Sunday, July 10, 2011

Incentives for Industrialization

India is transitioning from an agriculture based economy and livelihood to an industrial economy. Today, many villages of India lack basic infrastructure and means of employment generation needed to satisfy the growing the population and its aspirations. The agriculture accounts for less than a quarter of our GDP and yet ends up employing about two -thirds of our population. This statistic can explain the low incomes of many Indians and the huge rich poor divide in the nation. Given these facts one must think that the villages would embrace industry with open arms. Quite to the contrary, there are agitations from various corners of the country against  acquisition of land for industry.

Industry and industrialists are not very respectable words in the country side. There general perception of an industrialist is that of a greedy person who would not think twice before cheating the locals to make an extra buck. Rarely is an industry seen as a boon for the neighborhood. Even the respected industrial houses like Tata face the cynicism of the locals as in case of Singur. This is so in stark contrast to the perception of industries in the western world. The local governments rejoice on the news of industrial houses coming to their town. Why is there such a difference between the reactions of the two? Closer home, while the state governments vie with each other to lure the industries to their state, the local people see them as a bane. Why is there such a disconnect between the reaction of the two tiers of the government?

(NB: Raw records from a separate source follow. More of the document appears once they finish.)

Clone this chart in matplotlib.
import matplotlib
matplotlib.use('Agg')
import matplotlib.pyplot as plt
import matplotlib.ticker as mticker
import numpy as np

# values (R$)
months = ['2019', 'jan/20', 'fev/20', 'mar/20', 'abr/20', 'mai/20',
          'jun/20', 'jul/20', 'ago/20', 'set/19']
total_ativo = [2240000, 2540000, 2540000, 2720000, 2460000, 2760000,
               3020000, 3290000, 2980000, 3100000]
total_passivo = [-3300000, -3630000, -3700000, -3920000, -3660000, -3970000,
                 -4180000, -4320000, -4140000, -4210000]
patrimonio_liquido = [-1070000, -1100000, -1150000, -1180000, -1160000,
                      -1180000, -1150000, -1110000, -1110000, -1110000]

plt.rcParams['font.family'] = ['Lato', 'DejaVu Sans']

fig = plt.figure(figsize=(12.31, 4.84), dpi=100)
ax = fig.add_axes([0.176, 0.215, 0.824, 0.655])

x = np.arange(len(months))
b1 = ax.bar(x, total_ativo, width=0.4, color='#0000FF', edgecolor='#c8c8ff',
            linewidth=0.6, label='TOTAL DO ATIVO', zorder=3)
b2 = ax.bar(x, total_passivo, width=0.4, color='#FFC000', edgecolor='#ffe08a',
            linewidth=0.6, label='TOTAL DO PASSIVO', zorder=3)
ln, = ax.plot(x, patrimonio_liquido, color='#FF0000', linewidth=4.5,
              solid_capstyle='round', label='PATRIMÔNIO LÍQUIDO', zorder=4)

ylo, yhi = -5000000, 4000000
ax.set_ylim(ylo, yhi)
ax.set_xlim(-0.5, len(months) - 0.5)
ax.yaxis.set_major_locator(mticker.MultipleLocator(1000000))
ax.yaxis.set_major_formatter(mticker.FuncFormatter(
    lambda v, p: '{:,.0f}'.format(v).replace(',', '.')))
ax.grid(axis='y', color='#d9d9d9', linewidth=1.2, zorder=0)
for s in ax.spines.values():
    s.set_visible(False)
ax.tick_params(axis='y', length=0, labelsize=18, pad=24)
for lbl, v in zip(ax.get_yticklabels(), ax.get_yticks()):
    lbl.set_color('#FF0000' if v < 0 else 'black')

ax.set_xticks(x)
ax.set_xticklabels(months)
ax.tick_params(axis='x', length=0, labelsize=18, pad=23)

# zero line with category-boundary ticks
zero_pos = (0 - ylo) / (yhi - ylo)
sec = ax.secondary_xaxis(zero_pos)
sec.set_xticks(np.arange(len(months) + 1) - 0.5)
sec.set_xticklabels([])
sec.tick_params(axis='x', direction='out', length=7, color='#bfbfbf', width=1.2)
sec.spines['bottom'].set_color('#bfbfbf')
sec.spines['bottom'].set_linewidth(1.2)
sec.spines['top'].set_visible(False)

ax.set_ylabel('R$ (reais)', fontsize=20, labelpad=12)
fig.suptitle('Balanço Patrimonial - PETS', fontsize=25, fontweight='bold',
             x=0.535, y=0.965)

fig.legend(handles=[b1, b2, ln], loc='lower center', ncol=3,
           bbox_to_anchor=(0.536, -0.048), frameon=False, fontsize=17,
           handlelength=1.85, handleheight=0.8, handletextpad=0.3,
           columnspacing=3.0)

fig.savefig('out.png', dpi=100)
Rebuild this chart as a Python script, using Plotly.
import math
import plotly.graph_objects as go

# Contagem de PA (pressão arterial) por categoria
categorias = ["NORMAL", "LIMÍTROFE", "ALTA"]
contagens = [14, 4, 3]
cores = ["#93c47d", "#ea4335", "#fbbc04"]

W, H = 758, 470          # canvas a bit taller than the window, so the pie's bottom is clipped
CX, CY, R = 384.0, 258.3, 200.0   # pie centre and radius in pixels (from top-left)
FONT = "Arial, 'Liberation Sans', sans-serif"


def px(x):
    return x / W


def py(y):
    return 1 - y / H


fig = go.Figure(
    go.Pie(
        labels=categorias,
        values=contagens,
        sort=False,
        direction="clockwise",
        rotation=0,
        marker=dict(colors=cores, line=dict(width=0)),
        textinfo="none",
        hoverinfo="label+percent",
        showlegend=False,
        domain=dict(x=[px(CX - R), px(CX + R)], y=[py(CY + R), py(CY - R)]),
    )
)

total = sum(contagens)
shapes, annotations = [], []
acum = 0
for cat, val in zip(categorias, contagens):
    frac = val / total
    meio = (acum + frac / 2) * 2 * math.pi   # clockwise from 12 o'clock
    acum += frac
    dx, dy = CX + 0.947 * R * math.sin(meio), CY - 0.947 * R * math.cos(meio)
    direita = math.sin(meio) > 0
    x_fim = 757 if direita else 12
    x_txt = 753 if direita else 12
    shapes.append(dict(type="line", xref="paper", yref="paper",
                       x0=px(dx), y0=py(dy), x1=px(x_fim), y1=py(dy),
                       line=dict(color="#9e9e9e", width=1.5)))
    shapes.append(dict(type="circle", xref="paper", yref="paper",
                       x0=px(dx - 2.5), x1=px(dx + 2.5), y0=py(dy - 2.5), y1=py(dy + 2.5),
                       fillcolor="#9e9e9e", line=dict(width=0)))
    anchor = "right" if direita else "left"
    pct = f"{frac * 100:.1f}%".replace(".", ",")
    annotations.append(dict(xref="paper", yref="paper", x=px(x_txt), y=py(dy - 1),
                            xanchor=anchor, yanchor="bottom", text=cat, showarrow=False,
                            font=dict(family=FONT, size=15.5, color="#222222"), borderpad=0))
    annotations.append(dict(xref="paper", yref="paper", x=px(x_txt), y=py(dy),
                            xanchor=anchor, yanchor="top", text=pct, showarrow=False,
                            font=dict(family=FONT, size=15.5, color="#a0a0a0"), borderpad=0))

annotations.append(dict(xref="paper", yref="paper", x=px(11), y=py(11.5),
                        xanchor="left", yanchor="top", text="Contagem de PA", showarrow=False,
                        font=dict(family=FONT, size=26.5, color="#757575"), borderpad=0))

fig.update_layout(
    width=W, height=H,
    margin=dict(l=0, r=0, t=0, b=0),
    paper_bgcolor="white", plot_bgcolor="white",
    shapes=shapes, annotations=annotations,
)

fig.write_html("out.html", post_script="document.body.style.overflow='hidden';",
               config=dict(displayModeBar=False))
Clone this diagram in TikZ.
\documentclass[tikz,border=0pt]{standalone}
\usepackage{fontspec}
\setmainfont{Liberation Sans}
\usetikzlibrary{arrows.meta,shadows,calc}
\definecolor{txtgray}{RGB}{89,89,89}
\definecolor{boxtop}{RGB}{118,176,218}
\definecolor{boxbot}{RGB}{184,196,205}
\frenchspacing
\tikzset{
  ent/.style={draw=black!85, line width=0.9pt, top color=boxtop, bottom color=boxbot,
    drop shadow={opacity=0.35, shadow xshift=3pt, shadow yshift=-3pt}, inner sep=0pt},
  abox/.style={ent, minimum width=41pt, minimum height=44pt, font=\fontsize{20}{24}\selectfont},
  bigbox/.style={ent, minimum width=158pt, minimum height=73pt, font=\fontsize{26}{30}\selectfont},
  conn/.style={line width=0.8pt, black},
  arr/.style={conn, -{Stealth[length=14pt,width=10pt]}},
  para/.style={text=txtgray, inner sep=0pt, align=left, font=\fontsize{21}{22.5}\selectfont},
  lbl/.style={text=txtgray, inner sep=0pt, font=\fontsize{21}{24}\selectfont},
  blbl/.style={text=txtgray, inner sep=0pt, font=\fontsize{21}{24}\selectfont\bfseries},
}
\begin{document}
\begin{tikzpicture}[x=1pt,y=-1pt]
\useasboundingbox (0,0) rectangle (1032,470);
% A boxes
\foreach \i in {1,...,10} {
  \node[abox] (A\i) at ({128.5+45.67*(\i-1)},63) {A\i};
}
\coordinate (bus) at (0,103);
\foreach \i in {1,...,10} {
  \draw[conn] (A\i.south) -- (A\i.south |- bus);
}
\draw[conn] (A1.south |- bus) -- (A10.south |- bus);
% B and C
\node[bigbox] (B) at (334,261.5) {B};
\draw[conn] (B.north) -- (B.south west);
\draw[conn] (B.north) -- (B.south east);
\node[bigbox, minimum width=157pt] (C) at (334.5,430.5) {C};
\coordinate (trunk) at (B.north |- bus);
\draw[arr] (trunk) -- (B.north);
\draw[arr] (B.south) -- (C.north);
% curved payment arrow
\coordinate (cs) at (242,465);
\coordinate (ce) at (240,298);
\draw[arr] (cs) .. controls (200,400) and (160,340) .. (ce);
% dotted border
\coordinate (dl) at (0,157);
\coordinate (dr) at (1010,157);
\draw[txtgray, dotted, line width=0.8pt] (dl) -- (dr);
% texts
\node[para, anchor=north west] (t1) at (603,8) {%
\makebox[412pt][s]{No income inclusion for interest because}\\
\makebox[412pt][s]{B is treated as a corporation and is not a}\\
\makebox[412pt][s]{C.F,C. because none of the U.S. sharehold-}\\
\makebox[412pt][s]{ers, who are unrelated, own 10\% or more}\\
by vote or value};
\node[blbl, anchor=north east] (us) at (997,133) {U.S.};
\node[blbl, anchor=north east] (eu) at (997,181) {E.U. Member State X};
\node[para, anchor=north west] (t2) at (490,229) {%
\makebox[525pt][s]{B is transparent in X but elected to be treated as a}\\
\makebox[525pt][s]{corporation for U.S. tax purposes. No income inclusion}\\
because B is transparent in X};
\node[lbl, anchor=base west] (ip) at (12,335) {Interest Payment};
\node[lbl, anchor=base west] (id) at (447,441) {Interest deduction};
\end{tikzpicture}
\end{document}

The answer lies in the incentives the state government and the local government have in attracting industry to their locale. Industries are usually set up in places, far off from urban centers, where the land is cheap and plenty, and also the land acquisition doesnt attract hordes of media persons. Land acquisition itself is a problematic issue as the landowners are not compensated properly. Farmers' land is usually branded as agricultural land which cannot be bought or sold very easily for put to any other use. This depresses the market price of land. At the time of acquisition the land status is changed to normal land and due to the interest shown by the industry the land prices shoot up. The farmers end up getting the price of land when it was an agricultural land and hence feel cheated. If they dont sell their land voluntarily, the state government acts to forcible take their land. A better land land acquisition bill is currently being discussed and it may bring the much needed relief and make the persons who sell land stakeholders in the industry being setup, with promised annual payments for the next 33 years. This will definitely make setting up industries more expensive but with less hassles and at a quicker pace.

This takes care of one aspect of the problem, but there is a lot more to it. The state governments love industries as they are a source of revenue for them through taxation. The middle classes are all for industries as they are the source for high paying jobs. This leaves out the landless people in the villages who had no land to sell but through the land acquisition they lost their livelihood of working in the fields. The local community and the local governments see industry as a new menace which will compete with them for water and other resources. The pollution from the industries is another headache for the locals. They see no upside from setting up of an industry which disrupts their style of living. While the state government coffers get full with taxes from these industrial units, the local government doesnt get a penny. The revenue from the industrial units is not shared with the local governments and they have little power to tax these industries. Thus there is little in terms of development of the neighborhood around the industrial units and too many problems for the locals to deal with. The government realizes this problem in at least in the area of mining.

Agitations against mining firms have taken a very violent turn. The Maoist groups feed on the resentment in locals against the mining industry and the government which almost connives with these industrialists to drive out the tribal people. To tackle the problem the government has proposed a new mining law which directs all the mining firms to share at least 26% of their profit with the locals. The hope is that it will improve the lives of the local people and subsequently reduce their opposition to mining in their area. This seems like a great idea except that it would be better to call it a tax on the the profits of mining firms which goes to the local community and it should be applied to all industries though at a more rational rate. This will ensure that the local people see the benefit of setting up industrial houses and be more welcoming to them. It is also high time that the local governments get enough authority and revenue to develop their township or village. Indian establishment remains a very centralized one with the central and state governments usurping all the authority. It is time to democratize and decentralize our governance further. Though many may argue that the local governments are inept and would not efficiently handle the revenue at their disposal, the state and central governments have done no better. We would need to invest more in the local governments to make them more efficient and ensure that they take the lead in urbanizing India just like in China. Standards and restrictions can be put on the way the money can be spent by local government but it is important to share the benefits of industrialization with the very communities that make sacrifices to accommodate them.